Dans le monde de Marla – comme dans le nôtre d’ailleurs – c’est par des échanges électriques et chimiques que les cellules communiquent entre elles et s’informent mutuellement ; c’est donc par l’émission de signaux électriques et chimiques appropriés et finement calibrés qu’on pourrait espérer les forcer à adopter telle ou telle fonction individuelle et telle ou telle forme en tant que communauté.

C’est le point des travaux de Marla, comme c’est celui de ce Michael Levin (voir à la fin du post) qui a montré que l’ADN n’était pas tout dans la morphogenèse en réussissant à « produire » des vers planaires à deux têtes ou à deux queues par stimulation bioélectrique.
C’est vers un nombre fini d« attracteurs », un peu comme en théorie du chaos, que se « dirigent » les formes possibles ; il faut donc « seulement » trouver quels signaux dirigent vers tel ou tel attracteur pour façonner du vivant par-delà les contraintes de l’ADN – les possibilités en médecine sont phénoménales. C’est la voie vers les « attracteurs » humanoïdes que cherchent Marla et son équipe, une aventure scientifique qui se révélera pleine de dangers tout sauf hypothétiques.

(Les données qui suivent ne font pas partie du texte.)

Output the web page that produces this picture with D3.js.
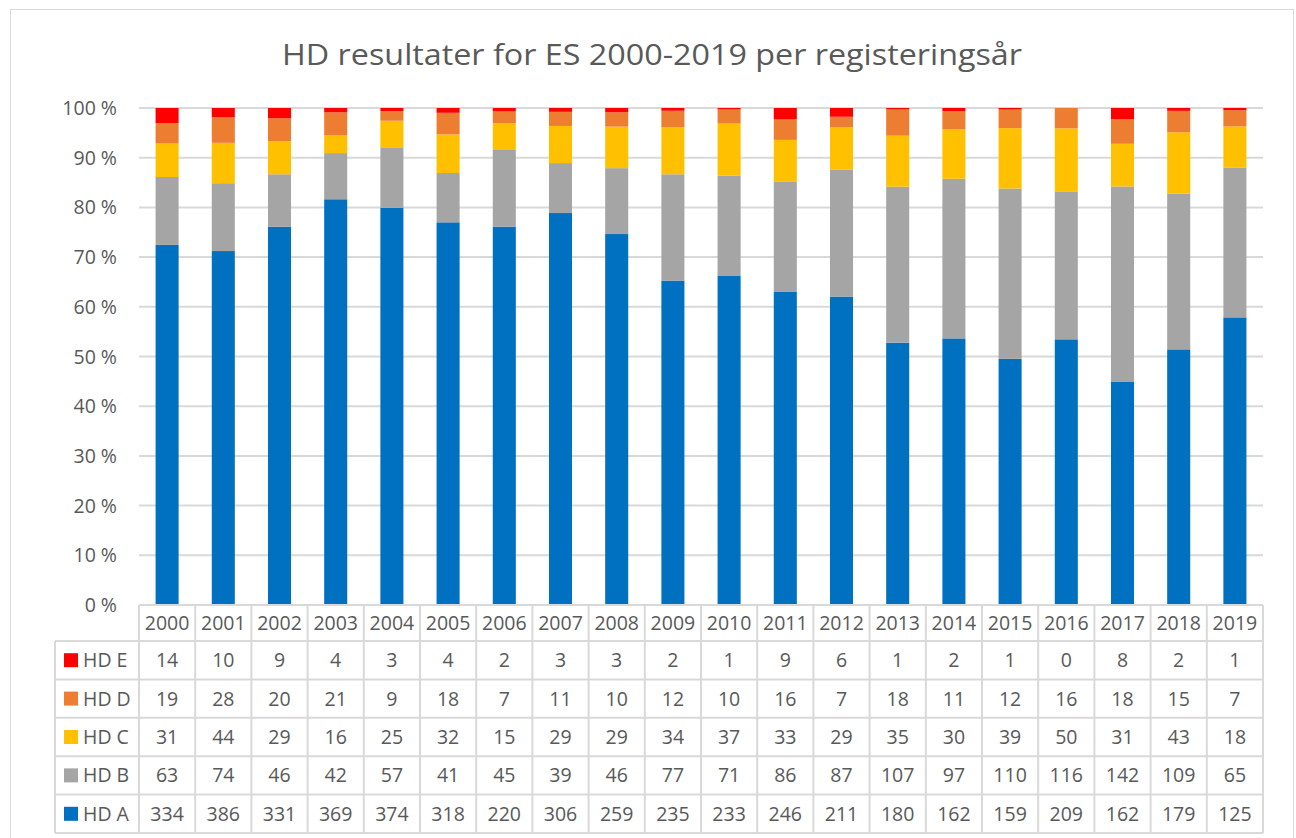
<!DOCTYPE html>
<html>
<head>
<meta charset="utf-8">
<script src="https://cdn.jsdelivr.net/npm/d3@7"></script>
<style>
  body { margin: 0; background: #fff; }
  text { font-family: "Open Sans", "Liberation Sans", sans-serif; fill: #595959; }
</style>
</head>
<body>
<div id="chart"></div>
<script>
const years = ["2000","2001","2002","2003","2004","2005","2006","2007","2008","2009","2010","2011","2012","2013","2014","2015","2016","2017","2018","2019"]
const hdA = [334,386,331,369,374,318,220,306,259,235,233,246,211,180,162,159,209,162,179,125]
const hdB = [63,74,46,42,57,41,45,39,46,77,71,86,87,107,97,110,116,142,109,65]
const hdC = [31,44,29,16,25,32,15,29,29,34,37,33,29,35,30,39,50,31,43,18]
const hdD = [19,28,20,21,9,18,7,11,10,12,10,16,7,18,11,12,16,18,15,7]
const hdE = [14,10,9,4,3,4,2,3,3,2,1,9,6,1,2,1,0,8,2,1]
const seriesNames = ["HD A", "HD B", "HD C", "HD D", "HD E"]
const seriesColors = ["#0070C0", "#A5A5A5", "#FFC000", "#ED7D31", "#FF0000"]
const yTicks = [0, 0.1, 0.2, 0.3, 0.4, 0.5, 0.6, 0.7, 0.8, 0.9, 1]
const title = "HD resultater for ES 2000-2019 per registeringsår"

const W = 1296, H = 838
const FS = 19.5
const values = [hdA, hdB, hdC, hdD, hdE]
const rows = years.map((y, i) => {
  const r = { year: y }
  seriesNames.forEach((s, k) => { r[s] = values[k][i] })
  return r
})

const svg = d3.select("#chart").append("svg")
  .attr("width", W).attr("height", H)

// outer chart border
svg.append("rect")
  .attr("x", 10.5).attr("y", 9.5)
  .attr("width", 1283).attr("height", 840)
  .attr("fill", "none").attr("stroke", "#d9d9d9").attr("stroke-width", 1)

const x = d3.scaleBand().domain(years).range([139, 1263]).padding(0)
const y = d3.scaleLinear().domain([0, 1]).range([605, 108])

// title
svg.append("text")
  .attr("x", 652).attr("y", 65)
  .attr("text-anchor", "middle")
  .attr("font-size", 30)
  .attr("textLength", 740).attr("lengthAdjust", "spacingAndGlyphs")
  .text(title)

// gridlines
svg.append("g").selectAll("line")
  .data(yTicks.filter(t => t > 0))
  .join("line")
  .attr("x1", 139).attr("x2", 1263)
  .attr("y1", d => y(d)).attr("y2", d => y(d))
  .attr("stroke", "#d9d9d9").attr("stroke-width", 2)

// y tick labels
svg.append("g").selectAll("text")
  .data(yTicks)
  .join("text")
  .attr("x", 117).attr("y", d => y(d))
  .attr("dy", "0.36em")
  .attr("text-anchor", "end")
  .attr("font-size", FS)
  .text(d => `${Math.round(d * 100)} %`)

// stacked 100% bars
const stack = d3.stack().keys(seriesNames).offset(d3.stackOffsetExpand)
const stacked = stack(rows)
const barW = x.bandwidth() * 0.41

svg.append("g").selectAll("g")
  .data(stacked)
  .join("g")
  .attr("fill", (d, i) => seriesColors[i])
  .selectAll("rect")
  .data(d => d)
  .join("rect")
  .attr("x", d => x(d.data.year) + (x.bandwidth() - barW) / 2)
  .attr("width", barW)
  .attr("y", d => y(d[1]))
  .attr("height", d => Math.max(0, y(d[0]) - y(d[1])))

// data table
const tableTop = 605, headH = 36, rowH = 38.4
const legendLeft = 55
const tableRows = seriesNames.slice().reverse() // HD E at top
const rowY = i => tableTop + headH + i * rowH
const tableBottom = rowY(tableRows.length)
const grid = svg.append("g").attr("stroke", "#d9d9d9").attr("stroke-width", 2)

// horizontal lines
grid.append("line").attr("x1", 139).attr("x2", 1263).attr("y1", tableTop).attr("y2", tableTop)
d3.range(tableRows.length + 1).forEach(i => {
  grid.append("line").attr("x1", legendLeft).attr("x2", 1263)
    .attr("y1", rowY(i)).attr("y2", rowY(i))
})
// vertical lines
grid.append("line").attr("x1", legendLeft).attr("x2", legendLeft)
  .attr("y1", rowY(0)).attr("y2", tableBottom)
years.forEach(yr => {
  grid.append("line").attr("x1", x(yr)).attr("x2", x(yr))
    .attr("y1", tableTop).attr("y2", tableBottom)
})
grid.append("line").attr("x1", 1263).attr("x2", 1263)
  .attr("y1", tableTop).attr("y2", tableBottom)

// header years
svg.append("g").selectAll("text")
  .data(years)
  .join("text")
  .attr("x", d => x(d) + x.bandwidth() / 2)
  .attr("y", tableTop + headH / 2)
  .attr("dy", "0.36em")
  .attr("text-anchor", "middle")
  .attr("font-size", FS)
  .text(d => d)

// legend cells + values
tableRows.forEach((name, i) => {
  const k = seriesNames.indexOf(name)
  const cy = rowY(i) + rowH / 2
  svg.append("rect")
    .attr("x", 64).attr("y", cy - 7)
    .attr("width", 14).attr("height", 14)
    .attr("fill", seriesColors[k])
  svg.append("text")
    .attr("x", 83).attr("y", cy).attr("dy", "0.36em")
    .attr("font-size", FS)
    .text(name)
  svg.append("g").selectAll("text")
    .data(values[k])
    .join("text")
    .attr("x", (d, j) => x(years[j]) + x.bandwidth() / 2)
    .attr("y", cy).attr("dy", "0.36em")
    .attr("text-anchor", "middle")
    .attr("font-size", FS)
    .text(d => d)
})
</script>
</body>
</html>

Si la biologie migrante des animaux du dernier roman de Greg Egan vous rappelle les Traeki ou les terribles Jophur du Cycle de l’Elévation de David Brin, sachez aussi que les plus courageux d’entre vous – ceux qui ont lu la trilogie Orthogonal de Mister Egan – reconnaîtront dans Morphotrophic une approche qui a déjà été celle de l’auteur en ce qui concerne la reproduction (certes moins sévère ici que dans Orthogonal). Cette incursion dans les biologies alternatives, plus rare chez Egan que celles dans les physiques étonnantes, donne un roman agréable à lire et amène à s’informer sur des recherches en cours qui sont littéralement passionnantes sans oublier de proposer une réflexion éthique modeste mais correcte. Que demander de plus ? Merci Mister Egan !

Morphotrophic, Greg Egan

Je conseille vivement la lecture ces deux passionnants articles pour se faire une idée plus précise :

Commentaires

Anudar a dit…
Hmmmm, voici qui m'intrigue beaucoup.
Gromovar a dit…
Bon, c'est un thriller, hein. Il prend les travaux de Levin et il extrapole avec parfois des facilités. Mais j'ai trouvé ça très sympa et les travaux bien utilisés.
Anonyme a dit…
Pourquoi « lâchement » ?
Gromovar a dit…
Parce qu'il extrapole afin d'en faire une histoire plus intéressante qu'un simple récit de vers à deux têtes ou à deux queues.